“El príncipe de este mundo está condenado”, dice el Evangelio de hoy (Jn 16, 5-11). Se refiere al diablo: está condenado, ¡pero no está muerto! Podemos decir que está moribundo y derrotado, pero no es fácil darse cuenta, porque el diablo es un seductor, sabe qué palabras usar, ¡y a nosotros nos gusta ser seducidos! Tiene esa capacidad de seducir. Por eso, es tan difícil entender que esté derrotado, porque se presenta con gran poder, te promete tantas cosas, te lleva regalos –bonitos y bien envueltos: “¡Qué bonito!”–, pero no sabes lo que hay dentro. “Ya, pero el envoltorio es muy bonito”. Nos seduce con el paquete sin dejarnos ver lo que hay dentro.

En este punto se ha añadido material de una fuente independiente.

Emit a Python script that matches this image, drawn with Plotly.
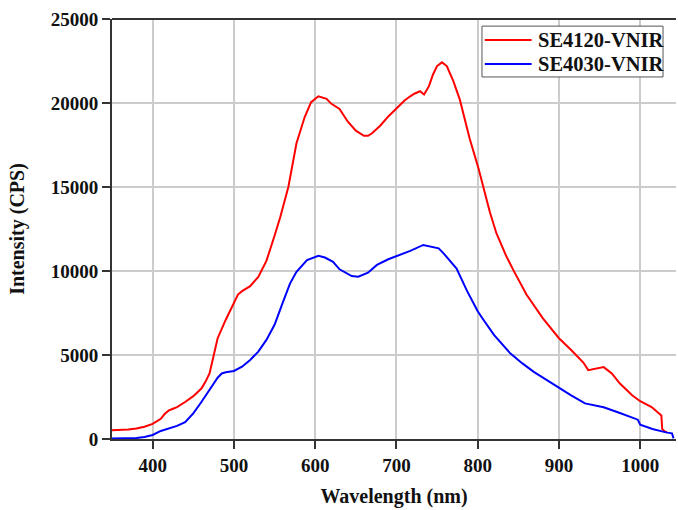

Sabe presentar a nuestra vanidad, a nuestra curiosidad, sus propuestas.

Los cazadores dicen que no te acerques al cocodrilo que se está muriendo porque, con un golpe de cola, te puede matar. Pues así el diablo, que es peligrosísimo: se presenta con todo su poder, pero sus propuestas son todas mentiras, y nosotros, que parecemos tontos, nos las creemos. El diablo es el gran mentiroso, el padre de la mentira. Sabe hablar bien, es capaz hasta de cantar para engañarnos. Es un derrotado, pero se mueve como un vencedor. Su luz es brillante como los fuegos artificiales, pero no dura, se apaga, mientras que la del Señor es mansa pero permanente.

El diablo nos seduce, sabe tocar nuestra vanidad, la curiosidad, y nosotros se lo compramos todo, es decir, caemos en la tentación. Es, pues, un derrotado peligroso. Debemos estar atentos al diablo, como dice Jesús, vigilando, rezando y ayunado. Así se vence la tentación. Por eso, es fundamental no acercarse a él porque, como decía un Padre de la Iglesia, es como un perro rabioso, encadenado, pero al que no se le puede hacer una caricia, porque muerde. Si yo sé que, espiritualmente, si me acerco a ese pensamiento, si me acerco a ese capricho, si voy a esa parte o a la otra, me estoy acercando al perro rabioso y encadenado, por favor, no lo hagas. “Tengo una gran herida” – “¿Quién te la ha hecho?” – “El perro” – “¿Pero estaba encadenado?” – “Sí, pero he ido a hacerle una caricia” – “¡Pues tú te lo has buscado!”. Es así: no acercarse nunca, aunque esté encadenado. Dejémoslo ahí encadenado.

También debemos estar atentos para no dialogar con el diablo, como hizo Eva: se creyó la gran teóloga, y cayó. Jesús no lo hizo: en el desierto, responde con la Palabra de Dios. Expulsa a los demonios, algunas veces les pregunta el nombre, pero no dialoga con ellos. Con el diablo no se dialoga, porque siempre nos gana, ya que es más inteligente que nosotros. Se disfraza de ángel de luz, pero es un ángel de sombras, un ángel de muerte. Es un condenado, está derrotado, está encadenado y a punto de morir, pero es capaz de hacer estragos. Por eso, hay que rezar, hacer penitencia, no acercarnos, ni dialogar con él.

Y al final, acudir a la madre, como los niños. Cuando los niños tienen miedo, van a su madre: “Mamá, mamá, tengo miedo”, cuando tienen pesadillas, van a su madre. Pues ir a la Virgen; Ella nos protege. Los Padres de la Iglesia, sobre todo los místicos rusos, dicen: “en tiempo de las turbaciones espirituales, refugiarse bajo el manto de la gran Madre de Dios”. Acudir a la Madre. Que Ella nos ayude en esa lucha contra el derrotado, contra el perro encadenado, para vencerlo.